What to produce: Check each line of the material below for "matplotlib", then copy the ones that contain it.

Given material:
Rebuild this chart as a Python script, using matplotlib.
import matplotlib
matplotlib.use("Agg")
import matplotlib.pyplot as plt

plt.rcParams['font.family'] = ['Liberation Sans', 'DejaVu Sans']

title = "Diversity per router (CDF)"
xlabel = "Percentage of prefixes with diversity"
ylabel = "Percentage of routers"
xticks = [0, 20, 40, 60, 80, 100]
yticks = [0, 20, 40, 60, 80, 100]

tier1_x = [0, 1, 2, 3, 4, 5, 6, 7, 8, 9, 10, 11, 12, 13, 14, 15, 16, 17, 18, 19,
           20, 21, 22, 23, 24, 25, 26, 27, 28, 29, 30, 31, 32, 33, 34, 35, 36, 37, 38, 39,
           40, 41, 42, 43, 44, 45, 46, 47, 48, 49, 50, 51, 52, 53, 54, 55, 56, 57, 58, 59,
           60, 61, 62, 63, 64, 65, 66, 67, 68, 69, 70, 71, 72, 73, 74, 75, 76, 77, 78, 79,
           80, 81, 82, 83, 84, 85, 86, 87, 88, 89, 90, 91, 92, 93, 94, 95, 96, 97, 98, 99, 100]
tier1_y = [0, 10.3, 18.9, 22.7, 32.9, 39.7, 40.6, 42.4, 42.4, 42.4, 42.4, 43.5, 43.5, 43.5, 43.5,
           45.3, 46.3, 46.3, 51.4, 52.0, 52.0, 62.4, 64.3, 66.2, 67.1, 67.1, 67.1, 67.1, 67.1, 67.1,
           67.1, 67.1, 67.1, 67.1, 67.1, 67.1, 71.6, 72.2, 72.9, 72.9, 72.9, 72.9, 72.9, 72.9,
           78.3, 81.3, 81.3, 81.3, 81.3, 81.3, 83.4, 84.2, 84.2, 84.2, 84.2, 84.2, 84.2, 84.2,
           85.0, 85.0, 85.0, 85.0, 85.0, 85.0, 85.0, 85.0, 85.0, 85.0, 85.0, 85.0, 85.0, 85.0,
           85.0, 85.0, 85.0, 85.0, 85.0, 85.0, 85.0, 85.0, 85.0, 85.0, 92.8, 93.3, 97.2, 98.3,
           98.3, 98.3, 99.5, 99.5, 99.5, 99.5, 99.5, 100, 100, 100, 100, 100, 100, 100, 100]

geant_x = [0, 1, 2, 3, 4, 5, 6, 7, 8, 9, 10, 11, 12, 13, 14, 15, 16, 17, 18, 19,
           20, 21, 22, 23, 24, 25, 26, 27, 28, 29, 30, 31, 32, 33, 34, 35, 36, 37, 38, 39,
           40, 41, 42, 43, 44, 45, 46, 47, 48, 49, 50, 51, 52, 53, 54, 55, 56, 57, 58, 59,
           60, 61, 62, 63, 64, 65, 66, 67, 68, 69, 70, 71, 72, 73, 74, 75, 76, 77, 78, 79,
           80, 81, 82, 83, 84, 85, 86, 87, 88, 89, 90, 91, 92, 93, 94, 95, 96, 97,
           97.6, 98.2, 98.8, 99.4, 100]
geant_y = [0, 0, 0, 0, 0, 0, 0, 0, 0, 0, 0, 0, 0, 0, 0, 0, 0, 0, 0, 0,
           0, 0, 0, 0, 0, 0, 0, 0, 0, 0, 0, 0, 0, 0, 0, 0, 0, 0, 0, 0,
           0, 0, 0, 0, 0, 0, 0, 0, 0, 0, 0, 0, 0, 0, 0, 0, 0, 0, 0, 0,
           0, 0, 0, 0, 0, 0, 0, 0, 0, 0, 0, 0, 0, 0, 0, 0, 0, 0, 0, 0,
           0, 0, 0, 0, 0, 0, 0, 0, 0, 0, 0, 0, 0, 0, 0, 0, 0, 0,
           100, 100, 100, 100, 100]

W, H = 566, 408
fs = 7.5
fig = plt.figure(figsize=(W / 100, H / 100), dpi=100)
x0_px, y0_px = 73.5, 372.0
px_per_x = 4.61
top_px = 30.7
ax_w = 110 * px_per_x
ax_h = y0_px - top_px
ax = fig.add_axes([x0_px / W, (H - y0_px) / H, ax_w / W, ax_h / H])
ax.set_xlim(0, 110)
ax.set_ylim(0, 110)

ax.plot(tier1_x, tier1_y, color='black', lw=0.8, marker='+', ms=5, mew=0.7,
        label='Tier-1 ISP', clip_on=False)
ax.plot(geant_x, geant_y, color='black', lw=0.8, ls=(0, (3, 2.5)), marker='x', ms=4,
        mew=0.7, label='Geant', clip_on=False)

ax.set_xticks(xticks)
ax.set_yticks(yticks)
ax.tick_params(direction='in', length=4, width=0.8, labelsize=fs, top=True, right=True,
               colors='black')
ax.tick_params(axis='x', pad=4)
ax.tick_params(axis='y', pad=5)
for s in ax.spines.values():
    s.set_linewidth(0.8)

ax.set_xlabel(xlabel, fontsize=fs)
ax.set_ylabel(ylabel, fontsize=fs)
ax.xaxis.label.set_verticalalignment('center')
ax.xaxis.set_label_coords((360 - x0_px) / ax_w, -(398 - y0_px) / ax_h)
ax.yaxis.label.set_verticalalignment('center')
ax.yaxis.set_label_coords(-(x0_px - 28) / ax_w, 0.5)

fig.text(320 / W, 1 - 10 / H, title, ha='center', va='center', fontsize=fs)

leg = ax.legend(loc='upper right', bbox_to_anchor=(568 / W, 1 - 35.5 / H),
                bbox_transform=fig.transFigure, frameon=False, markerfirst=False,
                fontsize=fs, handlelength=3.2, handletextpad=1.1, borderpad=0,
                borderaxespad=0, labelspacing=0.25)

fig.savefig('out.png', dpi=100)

Solution to this problem:
Rebuild this chart as a Python script, using matplotlib.
import matplotlib
matplotlib.use("Agg")
import matplotlib.pyplot as plt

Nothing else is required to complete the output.